Wednesday, November 15, 2006

Problem Solving 101

David Kurtz at TPM has something to say about the rapidly spreading consensus that the ISG "will save the day in Iraq". It may be a "first step" but David sounds like he may be an evidence-based thinker like me and he's questioning some of the underlying assumptions and he's finding them wanting (in the 'lacking' sense, not in the 'yearning' sense though, gawd knows, there's a lot of yearning going on when thinking about Iraq).

In the Daily Digest this morning I touched on the growing expectations that the Baker/Hamilton Iraq Study Group, in combination with the installation of Bob Gates at the Pentagon, will save the day in Iraq.

It has become the consensus view, crosses party lines, and seems to be based in part on the assumption that anything is better than the current Iraq policy and its chief implementer, Don Rumsfeld.

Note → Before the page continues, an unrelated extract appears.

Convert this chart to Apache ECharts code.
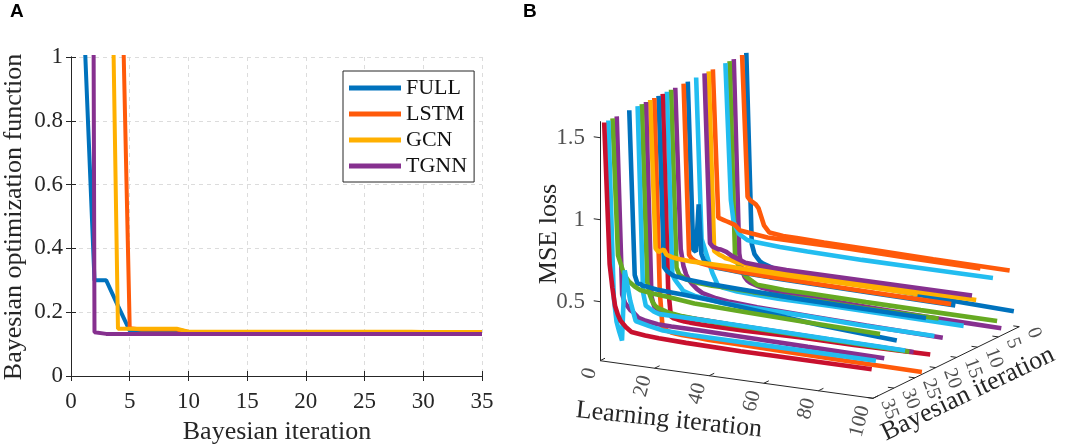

But there are some other assumptions--some faulty, some overly optimistic--inflating those expectations:

(1) That the ISG recommendations will be substantive, well-founded, and more than mere political cover for a change of strategy yet to be unveiled. Perhaps they will be prudent recommendations, but I don't know why anyone would assume that yet.

(2) That the Administration will first embrace and then effectively implement the ISG recommendations. This assumption seems wildly at odds with this Administration's track record in both respects. Today's Washington Post reports that the Administration is doing its own policy review parallel to the ISG's, which does not suggest any kind of warm embrace:

The two reviews are not competitive, administration officials said, although the White House wants to complete the process before mid-December, about the time the Iraq Study Group's final report is expected.

The White House's decision changes the dynamics of what happens next to U.S. policy deliberations. The administration will have its own working document as well as recommendations from an independent bipartisan commission to consider as it struggles to prevent further deterioration in Iraq.

I'm also not willing to buy all the pop psychology about the prodigal Bush 43 finally returning to the orbit of Bush 41, chastened by his experience in the international arena.

(3) That Bob Gates is going to make a dramatic difference over the next two years. First, I remember the last time we were promised wisdom, experience, and a steady hand from a member of Bush 41's old team. That was Dick Cheney. Second, the options available to the U.S. for proceeding in the Middle East range from very bad to horrendous. Neither Gates nor anyone else is going to be able to clean up this mess in the next two years.

(4) That things can't get any worse. Things can always get worse. We could see Turkey and Iran militarily staking claims to parts of Iraqi territory. We could have terrorist brigades from Iraq running missions into Saudi Arabia and Jordan to destabilze the regimes there. Iran could assert itself militarily in the Gulf. The Middle East is Murphy's Law squared.

(5) That the sooner we start implementing the ISG recommendations, the sooner our troops come home and the more American lives will be saved. First, see (1) through (4) above. Second, I still have a hard time envisioning a Republican Administration bringing home all the troops in short order and leaving oil-rich Iraq in chaos in the midst of a vital oil-producing region. We may very well witness a spike in the number of American troop casualities in the process of trying to extricate ourselves or in the process of trying to prevent a larger regional conflict.

If the first step in solving a problem is admitting you have a problem, then we may be at that first step. Our long national denial may be over. But admitting you have a problem doesn't in and of itself solve the problem. And right now Iraq is a problem begging for solutions.